On the other hand, Jewish traditions include several features that supported the development of democracy here. The criticism of elites apparent in the Hebrew Prophets, and the argumentative rabbis honored as Talmudic sages serve to moderate the authoritarianism apparent elsewhere in Judaic history. A Jewish epigram is that argument prior to decision is more likely to uncover the desire of the Almighty than the decision of one person.
If the Jews could do it, why not Palestinians?
What makes me doubtful is the record in the decades since numerous Muslim countries gained their independence, and the lack of encouraging signs in what the hopefuls labeled "Arab Spring." I know of no parallel moderations of authoritarianism in Islam comparable to those of Judaic reverence for the Prophets'' criticism of elites and rabbinic argument.
Israel''s democracy, like that of other countries, can be messy. Currently we are experiencing an upsurge of efforts by the radical right and responses from the radical left. The right has passed a measure in the Knesset designed to punish Israelis who would boycott the entire society or settlements, and is mobilizing behind other proposals to influence the appointment of judges to the Supreme Court, and limit the capacity of foreign governments to support the activities of Israeli organizations, especially those left of center.
Leftists are responding by upping their efforts to boycott industries and cultural activities in the West Bank, and generally asserting that Israel is losing its democratic character.
My own view is that the extremism of right and left is a mutually reinforcing expression of frustration reflecting the weakness of both. The present turmoil is not pleasant, but I see no threat to what has developed in the course of six decades.

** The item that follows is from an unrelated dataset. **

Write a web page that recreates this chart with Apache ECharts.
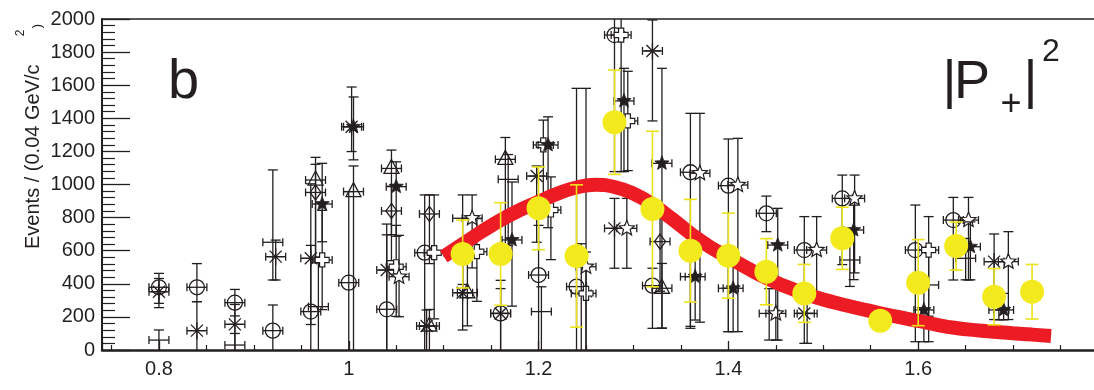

Centrists are better entrenched than extremists in the important parties that comprise a majority of the Knesset. The courts and administration provide other checks on political passions. The State Comptroller is more aggressive in chasing imperfections than comparable bodies in most other countries, and the media is open to a wide range of opinions.
I know of no country that is more democratic than Israel. It has compiled a credible record of political competition, openness, and criticism. The country''s democracy is remarkable given threats to its existence, the weight of security organizations, problems of developing from extreme poverty affected not only by frequent wars and terror, but also by sizable immigration from non-democratic countries.
The Civic Forum Institute has a way to go before we can celebrate Palestine''s arrival to anything close to Israel''s democracy. Especially daunting is the Islamic extremism that dominates Gaza, is financed and encouraged from outside, and has considerable support in the West Bank. The West Bank continues to suffer from arbitrary justice and the lack of functioning state audit that limits a capacity to deal with extensive corruption. I would be more encouraged if the list of reports on the Civic Forum''s web site was more current. I have heard from participants in other Palestinian organizations financed by overseas governments that they are closer to fig leaves for donors willing to pay for the image of supporting Palestine than anything seriously committed to hard work.
I have urged Muhammed to include in his efforts a Palestinian student who is an expert on the subject of state audit. That will not be a quick fix for Palestinian democracy. There is no such thing. I am encouraged by the Civic Forum''s existence and activities, and I have indicated my willingness to help. Israeli paternalism is not what he needs, and I will do everything I can to avoid that.